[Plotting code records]
========
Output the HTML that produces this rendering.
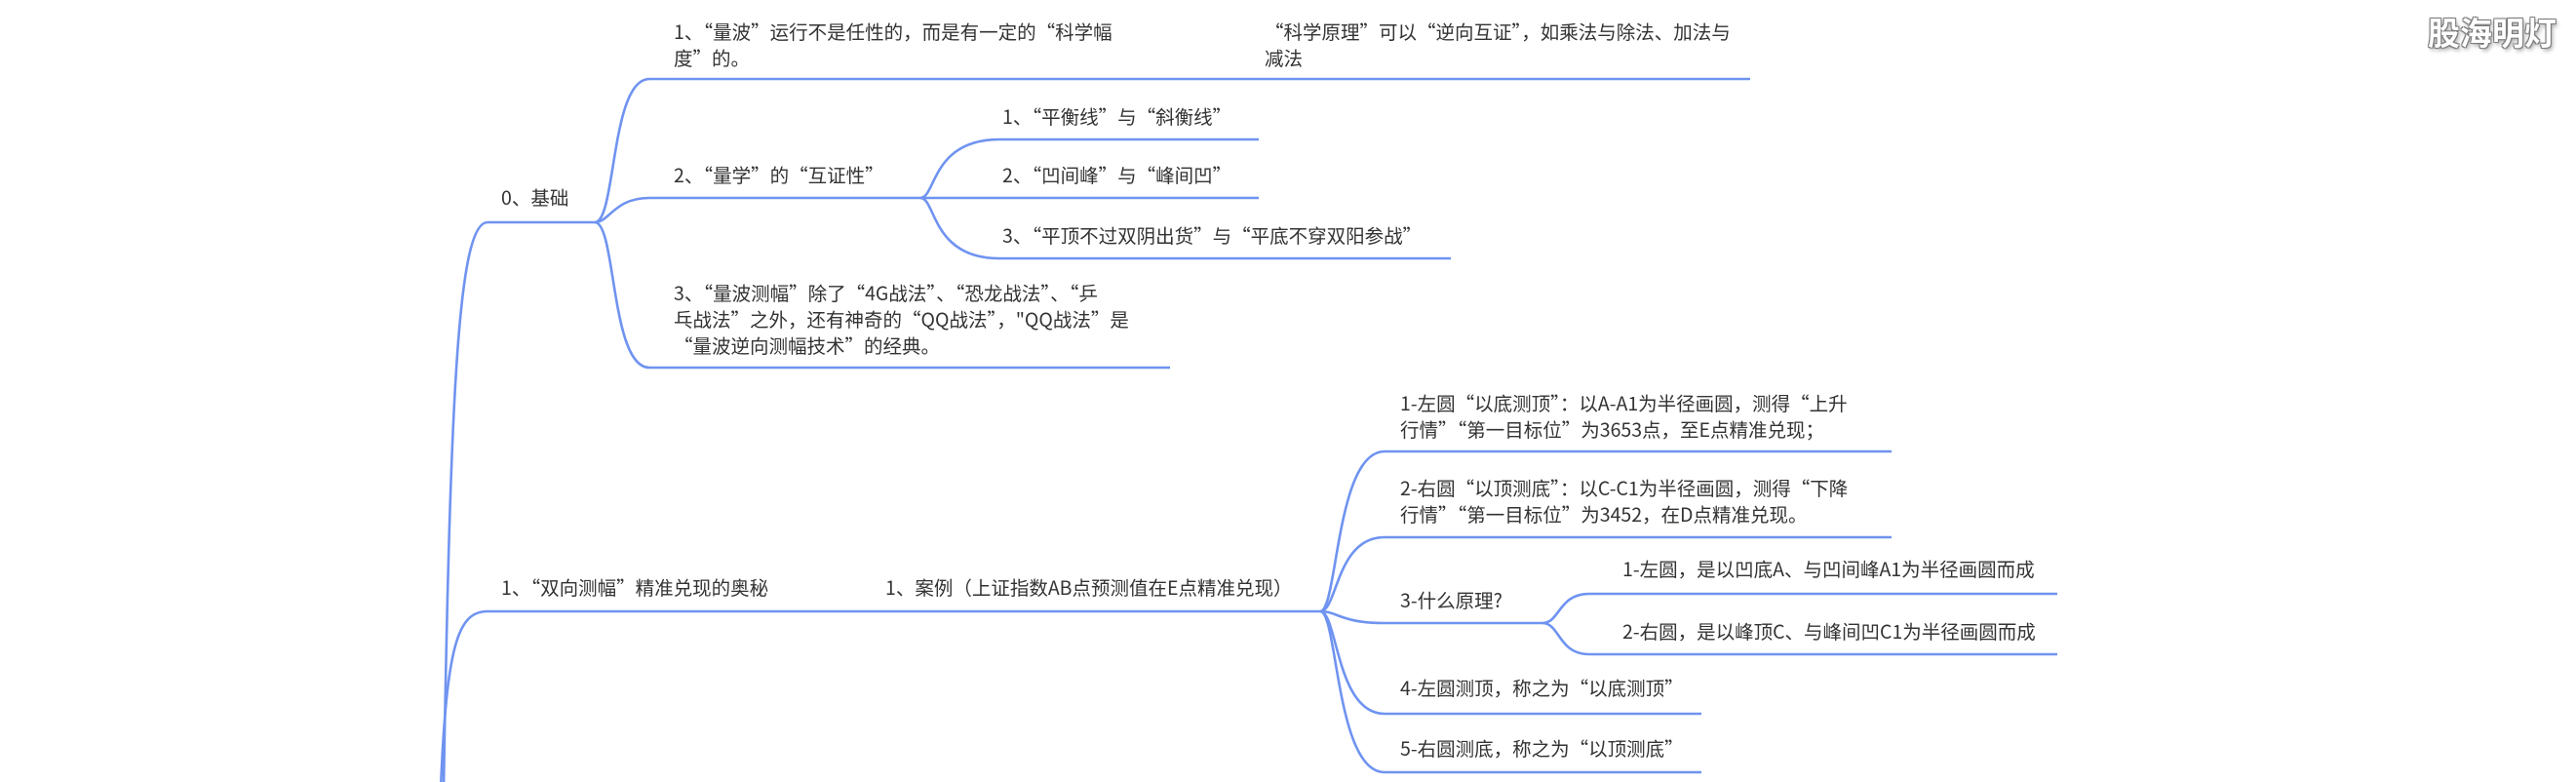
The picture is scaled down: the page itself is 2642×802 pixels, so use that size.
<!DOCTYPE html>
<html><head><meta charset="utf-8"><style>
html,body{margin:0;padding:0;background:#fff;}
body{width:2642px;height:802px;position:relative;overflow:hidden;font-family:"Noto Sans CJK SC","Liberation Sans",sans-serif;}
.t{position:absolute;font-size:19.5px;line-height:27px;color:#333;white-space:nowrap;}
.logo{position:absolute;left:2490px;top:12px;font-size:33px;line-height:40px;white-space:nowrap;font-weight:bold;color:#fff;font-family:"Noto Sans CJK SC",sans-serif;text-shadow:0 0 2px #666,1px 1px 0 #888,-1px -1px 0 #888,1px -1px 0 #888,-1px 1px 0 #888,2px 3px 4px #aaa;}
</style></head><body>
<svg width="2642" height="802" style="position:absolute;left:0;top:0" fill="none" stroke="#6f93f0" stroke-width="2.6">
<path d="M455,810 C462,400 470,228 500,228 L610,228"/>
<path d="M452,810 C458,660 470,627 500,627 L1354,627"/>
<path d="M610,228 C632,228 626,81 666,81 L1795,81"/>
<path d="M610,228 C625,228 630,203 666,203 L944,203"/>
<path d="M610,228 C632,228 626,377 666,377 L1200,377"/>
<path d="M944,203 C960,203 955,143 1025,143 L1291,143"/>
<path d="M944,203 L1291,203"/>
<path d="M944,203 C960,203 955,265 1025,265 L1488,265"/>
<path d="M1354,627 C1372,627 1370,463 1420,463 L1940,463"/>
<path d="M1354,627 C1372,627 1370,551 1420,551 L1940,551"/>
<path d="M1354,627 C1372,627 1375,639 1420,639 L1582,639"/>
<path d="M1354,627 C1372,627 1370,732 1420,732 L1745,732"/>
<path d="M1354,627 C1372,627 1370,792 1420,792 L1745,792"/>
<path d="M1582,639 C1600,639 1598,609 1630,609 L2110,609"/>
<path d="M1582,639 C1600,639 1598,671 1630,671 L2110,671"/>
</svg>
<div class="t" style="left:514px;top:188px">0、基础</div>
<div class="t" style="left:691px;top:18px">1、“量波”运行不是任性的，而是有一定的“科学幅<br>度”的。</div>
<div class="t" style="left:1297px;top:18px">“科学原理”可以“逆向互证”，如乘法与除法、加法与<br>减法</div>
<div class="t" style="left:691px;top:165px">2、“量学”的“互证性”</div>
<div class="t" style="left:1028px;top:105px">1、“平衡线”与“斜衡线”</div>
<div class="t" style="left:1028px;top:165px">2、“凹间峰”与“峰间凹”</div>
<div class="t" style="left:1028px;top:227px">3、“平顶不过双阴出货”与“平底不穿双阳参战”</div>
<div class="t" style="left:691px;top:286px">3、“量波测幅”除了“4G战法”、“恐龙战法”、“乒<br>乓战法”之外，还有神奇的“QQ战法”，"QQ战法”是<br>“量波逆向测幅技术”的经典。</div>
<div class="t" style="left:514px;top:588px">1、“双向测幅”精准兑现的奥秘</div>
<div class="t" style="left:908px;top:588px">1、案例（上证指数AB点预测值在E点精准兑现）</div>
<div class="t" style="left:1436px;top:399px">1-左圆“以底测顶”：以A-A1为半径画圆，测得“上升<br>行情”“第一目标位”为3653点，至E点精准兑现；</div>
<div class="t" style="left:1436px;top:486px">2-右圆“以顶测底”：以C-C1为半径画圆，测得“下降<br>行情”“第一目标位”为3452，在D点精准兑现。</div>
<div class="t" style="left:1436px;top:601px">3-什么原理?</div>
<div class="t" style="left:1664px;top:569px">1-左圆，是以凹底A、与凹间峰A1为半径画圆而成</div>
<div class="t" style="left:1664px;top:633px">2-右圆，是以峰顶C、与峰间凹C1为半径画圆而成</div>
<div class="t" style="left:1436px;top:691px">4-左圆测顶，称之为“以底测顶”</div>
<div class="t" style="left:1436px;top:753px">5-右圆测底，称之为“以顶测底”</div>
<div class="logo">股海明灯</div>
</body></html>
========
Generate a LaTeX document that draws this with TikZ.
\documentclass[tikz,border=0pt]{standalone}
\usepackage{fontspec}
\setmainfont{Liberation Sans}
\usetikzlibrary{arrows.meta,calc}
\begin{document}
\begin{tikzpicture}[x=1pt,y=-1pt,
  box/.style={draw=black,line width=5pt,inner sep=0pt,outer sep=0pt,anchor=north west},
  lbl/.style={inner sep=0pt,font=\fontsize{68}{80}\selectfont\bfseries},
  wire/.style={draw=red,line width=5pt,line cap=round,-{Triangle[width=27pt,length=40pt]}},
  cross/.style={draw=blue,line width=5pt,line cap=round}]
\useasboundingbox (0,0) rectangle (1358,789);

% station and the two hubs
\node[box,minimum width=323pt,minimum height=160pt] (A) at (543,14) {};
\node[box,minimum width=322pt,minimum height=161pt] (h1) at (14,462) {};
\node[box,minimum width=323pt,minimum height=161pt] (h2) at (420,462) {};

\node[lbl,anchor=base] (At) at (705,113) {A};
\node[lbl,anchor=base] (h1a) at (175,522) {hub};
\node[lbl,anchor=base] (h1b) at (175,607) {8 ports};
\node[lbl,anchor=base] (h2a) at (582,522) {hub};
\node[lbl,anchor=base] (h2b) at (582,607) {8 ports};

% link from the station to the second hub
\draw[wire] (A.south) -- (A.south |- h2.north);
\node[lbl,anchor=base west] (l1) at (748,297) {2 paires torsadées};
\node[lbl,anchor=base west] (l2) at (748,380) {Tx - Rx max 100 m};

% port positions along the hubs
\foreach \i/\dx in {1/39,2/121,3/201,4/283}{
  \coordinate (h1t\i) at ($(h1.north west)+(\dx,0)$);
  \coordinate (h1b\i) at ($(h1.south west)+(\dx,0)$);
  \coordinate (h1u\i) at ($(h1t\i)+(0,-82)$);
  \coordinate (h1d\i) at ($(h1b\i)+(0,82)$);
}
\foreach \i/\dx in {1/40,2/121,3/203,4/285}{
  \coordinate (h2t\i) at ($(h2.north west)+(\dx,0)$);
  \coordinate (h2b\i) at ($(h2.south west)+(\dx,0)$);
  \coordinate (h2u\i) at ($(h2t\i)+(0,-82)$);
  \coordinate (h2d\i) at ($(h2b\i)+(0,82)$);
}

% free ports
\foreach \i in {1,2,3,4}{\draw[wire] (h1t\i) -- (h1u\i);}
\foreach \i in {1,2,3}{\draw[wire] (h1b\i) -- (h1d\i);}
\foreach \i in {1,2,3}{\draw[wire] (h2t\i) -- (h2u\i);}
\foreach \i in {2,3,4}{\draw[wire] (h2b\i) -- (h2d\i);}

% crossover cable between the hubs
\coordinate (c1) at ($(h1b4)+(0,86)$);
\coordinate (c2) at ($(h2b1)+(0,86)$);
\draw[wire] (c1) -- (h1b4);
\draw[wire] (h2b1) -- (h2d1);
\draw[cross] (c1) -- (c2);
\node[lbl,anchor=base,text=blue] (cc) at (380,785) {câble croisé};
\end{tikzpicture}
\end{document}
========
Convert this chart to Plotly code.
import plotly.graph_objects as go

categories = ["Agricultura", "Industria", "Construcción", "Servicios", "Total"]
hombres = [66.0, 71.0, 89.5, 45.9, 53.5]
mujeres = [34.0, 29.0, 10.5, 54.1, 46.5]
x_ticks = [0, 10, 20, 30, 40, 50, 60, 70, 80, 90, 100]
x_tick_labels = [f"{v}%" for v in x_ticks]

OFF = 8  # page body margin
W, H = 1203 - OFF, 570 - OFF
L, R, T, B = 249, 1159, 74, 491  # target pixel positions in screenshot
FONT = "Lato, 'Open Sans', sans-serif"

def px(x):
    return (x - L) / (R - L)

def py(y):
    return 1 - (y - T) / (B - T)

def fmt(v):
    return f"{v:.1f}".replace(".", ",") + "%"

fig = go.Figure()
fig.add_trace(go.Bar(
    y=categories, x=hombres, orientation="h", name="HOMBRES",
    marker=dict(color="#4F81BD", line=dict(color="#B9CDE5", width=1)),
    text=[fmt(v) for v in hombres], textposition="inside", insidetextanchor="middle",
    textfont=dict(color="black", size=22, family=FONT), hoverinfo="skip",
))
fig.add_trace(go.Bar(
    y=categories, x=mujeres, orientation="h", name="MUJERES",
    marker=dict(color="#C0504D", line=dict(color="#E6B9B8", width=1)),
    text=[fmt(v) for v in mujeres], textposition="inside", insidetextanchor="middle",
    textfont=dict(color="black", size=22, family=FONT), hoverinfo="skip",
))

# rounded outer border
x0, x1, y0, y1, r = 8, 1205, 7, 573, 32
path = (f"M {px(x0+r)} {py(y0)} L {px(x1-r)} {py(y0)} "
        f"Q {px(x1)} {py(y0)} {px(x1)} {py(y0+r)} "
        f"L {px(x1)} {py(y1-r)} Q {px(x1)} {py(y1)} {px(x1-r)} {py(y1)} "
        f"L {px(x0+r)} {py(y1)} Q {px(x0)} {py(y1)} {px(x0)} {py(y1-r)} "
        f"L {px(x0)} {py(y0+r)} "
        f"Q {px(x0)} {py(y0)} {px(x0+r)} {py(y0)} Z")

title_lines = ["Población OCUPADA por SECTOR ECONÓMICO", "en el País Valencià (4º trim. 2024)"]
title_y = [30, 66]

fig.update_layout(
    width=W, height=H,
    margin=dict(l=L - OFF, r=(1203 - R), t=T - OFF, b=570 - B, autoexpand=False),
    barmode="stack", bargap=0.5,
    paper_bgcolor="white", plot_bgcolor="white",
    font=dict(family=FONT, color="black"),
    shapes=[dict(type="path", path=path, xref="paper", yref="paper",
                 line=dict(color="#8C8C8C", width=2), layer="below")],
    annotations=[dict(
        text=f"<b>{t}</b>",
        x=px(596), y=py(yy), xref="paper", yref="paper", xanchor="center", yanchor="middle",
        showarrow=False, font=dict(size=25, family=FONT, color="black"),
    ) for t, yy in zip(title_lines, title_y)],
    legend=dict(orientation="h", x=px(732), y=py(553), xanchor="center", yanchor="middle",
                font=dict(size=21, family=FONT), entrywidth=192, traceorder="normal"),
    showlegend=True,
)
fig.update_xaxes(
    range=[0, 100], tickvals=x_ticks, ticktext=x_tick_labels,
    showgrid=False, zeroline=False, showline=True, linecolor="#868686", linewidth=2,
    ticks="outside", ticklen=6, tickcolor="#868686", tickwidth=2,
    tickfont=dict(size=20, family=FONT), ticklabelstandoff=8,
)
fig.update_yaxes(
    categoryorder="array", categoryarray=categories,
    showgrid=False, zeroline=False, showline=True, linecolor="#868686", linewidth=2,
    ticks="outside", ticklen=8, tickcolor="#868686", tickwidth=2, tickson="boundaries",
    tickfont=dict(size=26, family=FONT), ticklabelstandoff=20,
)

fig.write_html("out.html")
========
In the entries above, identify every line with the word "this". Copy those lines.

» **Output of the exercise**:
Output the HTML that produces this rendering.
Generate a LaTeX document that draws this with TikZ.
Convert this chart to Plotly code.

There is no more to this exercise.